L'année 2017 doit être, en conséquence, l'occasion d'initier un processus vertueux en conduisant une revue stratégique ramassée. Sur cette base, il faudra procéder au vote d'une nouvelle loi de programmation militaire et préparer un budget 2018, robuste et cohérent, véritable première marche d'une montée en puissance, désormais indispensable. Le temps presse.

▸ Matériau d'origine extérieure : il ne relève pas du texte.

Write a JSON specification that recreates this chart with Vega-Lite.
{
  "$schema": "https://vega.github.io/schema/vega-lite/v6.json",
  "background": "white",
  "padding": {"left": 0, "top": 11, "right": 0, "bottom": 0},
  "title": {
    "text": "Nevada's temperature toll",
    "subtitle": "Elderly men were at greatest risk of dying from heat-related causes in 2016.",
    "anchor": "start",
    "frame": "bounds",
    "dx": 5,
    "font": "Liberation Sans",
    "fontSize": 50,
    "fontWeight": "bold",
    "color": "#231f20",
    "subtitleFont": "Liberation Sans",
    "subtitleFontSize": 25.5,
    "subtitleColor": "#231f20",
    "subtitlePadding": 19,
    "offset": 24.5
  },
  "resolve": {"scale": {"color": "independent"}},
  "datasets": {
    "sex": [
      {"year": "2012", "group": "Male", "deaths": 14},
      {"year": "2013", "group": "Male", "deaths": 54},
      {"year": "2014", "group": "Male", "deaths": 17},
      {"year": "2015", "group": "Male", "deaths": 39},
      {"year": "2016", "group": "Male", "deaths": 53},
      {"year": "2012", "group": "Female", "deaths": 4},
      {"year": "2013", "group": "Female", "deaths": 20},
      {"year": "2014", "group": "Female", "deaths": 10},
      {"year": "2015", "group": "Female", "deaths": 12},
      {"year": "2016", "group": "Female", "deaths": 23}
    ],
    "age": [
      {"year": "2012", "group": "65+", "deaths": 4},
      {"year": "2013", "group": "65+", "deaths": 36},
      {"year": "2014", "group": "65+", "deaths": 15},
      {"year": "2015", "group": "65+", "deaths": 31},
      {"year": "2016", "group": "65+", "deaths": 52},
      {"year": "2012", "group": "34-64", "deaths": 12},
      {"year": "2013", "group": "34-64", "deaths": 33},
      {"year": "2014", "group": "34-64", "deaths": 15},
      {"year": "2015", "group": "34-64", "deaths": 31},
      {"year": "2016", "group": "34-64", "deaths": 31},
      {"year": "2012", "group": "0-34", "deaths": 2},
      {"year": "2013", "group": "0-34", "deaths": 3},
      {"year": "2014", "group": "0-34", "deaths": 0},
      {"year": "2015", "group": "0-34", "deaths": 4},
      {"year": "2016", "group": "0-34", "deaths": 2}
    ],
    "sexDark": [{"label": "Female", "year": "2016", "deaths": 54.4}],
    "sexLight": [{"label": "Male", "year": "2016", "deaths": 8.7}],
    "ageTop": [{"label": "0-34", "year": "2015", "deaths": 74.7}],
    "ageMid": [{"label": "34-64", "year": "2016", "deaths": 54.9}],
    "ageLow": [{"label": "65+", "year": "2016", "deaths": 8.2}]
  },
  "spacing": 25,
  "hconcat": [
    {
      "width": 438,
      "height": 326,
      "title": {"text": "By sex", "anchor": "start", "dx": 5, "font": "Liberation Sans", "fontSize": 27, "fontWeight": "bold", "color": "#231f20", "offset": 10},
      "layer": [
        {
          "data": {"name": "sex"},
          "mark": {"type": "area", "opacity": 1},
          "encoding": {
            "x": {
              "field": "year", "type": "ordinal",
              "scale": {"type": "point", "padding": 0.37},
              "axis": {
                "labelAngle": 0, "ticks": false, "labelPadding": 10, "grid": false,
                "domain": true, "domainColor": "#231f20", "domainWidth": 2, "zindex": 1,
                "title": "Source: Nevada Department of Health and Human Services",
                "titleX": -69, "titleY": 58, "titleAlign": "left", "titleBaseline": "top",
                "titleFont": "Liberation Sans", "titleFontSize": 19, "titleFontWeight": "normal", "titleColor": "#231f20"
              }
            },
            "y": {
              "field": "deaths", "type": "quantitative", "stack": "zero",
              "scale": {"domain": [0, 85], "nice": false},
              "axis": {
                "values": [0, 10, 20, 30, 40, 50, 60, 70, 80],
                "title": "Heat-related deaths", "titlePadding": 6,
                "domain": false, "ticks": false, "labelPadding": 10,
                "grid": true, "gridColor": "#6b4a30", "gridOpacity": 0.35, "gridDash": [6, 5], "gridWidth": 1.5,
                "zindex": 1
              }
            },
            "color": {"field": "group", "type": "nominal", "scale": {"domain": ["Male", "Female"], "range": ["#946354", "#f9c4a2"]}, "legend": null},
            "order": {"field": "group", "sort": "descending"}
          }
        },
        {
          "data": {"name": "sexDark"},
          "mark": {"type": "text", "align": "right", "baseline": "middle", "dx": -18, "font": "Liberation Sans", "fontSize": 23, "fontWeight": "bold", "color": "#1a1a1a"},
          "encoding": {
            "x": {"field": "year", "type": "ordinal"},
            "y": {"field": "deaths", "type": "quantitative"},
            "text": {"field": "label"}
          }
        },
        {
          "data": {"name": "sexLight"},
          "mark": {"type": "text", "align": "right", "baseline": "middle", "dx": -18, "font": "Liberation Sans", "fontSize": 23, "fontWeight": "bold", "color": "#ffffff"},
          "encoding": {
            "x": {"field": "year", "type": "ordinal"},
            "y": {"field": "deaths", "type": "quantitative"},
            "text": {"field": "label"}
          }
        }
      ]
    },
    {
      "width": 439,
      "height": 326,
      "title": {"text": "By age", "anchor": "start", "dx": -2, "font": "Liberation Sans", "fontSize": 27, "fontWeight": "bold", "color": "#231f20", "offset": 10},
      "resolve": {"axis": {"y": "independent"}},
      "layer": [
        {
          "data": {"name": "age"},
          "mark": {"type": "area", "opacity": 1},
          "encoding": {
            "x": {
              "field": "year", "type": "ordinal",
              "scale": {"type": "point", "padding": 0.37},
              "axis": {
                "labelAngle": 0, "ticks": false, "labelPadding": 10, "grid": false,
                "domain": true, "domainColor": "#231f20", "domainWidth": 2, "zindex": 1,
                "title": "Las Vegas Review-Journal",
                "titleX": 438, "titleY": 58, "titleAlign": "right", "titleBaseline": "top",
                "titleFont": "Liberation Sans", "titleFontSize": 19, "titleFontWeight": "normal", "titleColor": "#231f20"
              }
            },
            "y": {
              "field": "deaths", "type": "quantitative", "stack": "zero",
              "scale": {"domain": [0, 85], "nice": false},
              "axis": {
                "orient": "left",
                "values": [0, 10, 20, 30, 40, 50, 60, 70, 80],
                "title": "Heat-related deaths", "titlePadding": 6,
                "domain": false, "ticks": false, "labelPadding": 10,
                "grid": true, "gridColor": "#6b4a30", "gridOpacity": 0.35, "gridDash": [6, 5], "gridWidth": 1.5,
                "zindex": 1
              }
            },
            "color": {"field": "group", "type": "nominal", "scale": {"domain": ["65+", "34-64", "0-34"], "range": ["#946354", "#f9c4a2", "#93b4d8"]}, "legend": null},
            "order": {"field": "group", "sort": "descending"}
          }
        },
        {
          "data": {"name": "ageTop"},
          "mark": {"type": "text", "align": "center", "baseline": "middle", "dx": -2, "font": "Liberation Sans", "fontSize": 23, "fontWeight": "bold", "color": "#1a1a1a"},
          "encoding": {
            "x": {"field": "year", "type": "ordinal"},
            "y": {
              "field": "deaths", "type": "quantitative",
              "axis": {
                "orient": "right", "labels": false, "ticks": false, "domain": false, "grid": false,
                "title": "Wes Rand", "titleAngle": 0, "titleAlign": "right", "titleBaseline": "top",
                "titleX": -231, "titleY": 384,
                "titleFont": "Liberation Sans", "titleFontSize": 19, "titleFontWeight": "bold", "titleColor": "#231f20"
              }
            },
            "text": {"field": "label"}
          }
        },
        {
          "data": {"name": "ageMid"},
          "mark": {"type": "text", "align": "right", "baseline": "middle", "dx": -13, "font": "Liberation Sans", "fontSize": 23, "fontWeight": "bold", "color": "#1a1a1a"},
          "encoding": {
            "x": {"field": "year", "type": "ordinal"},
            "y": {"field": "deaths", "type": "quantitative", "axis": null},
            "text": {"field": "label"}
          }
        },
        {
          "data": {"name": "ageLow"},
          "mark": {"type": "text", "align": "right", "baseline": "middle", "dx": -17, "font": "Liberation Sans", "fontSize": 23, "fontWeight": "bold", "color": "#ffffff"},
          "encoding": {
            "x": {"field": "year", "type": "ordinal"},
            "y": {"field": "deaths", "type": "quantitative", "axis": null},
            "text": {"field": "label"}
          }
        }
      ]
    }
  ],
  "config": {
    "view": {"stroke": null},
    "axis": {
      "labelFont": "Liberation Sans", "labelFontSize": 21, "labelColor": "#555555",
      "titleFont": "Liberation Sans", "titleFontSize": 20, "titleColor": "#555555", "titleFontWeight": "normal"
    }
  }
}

Notre pays compte sur ses armées pour résister, affronter et vaincre. C'est bien là leur vocation. A cette sollicitation et à cette confiance, les hommes et les femmes de nos armées répondent avec détermination par un engagement total, parfois jusqu'au sacrifice, en portant des valeurs dont nous pouvons être légitimement fiers : le respect, la discipline, la cohésion, le courage. Ce ne sont pas que des mots pour nos militaires ; ils vivent de ces valeurs et les incarnent. En échange, les armées savent pouvoir compter sur la nation pour soutenir et participer pleinement à cet effort collectif : le prix de la paix c'est l'effort de guerre.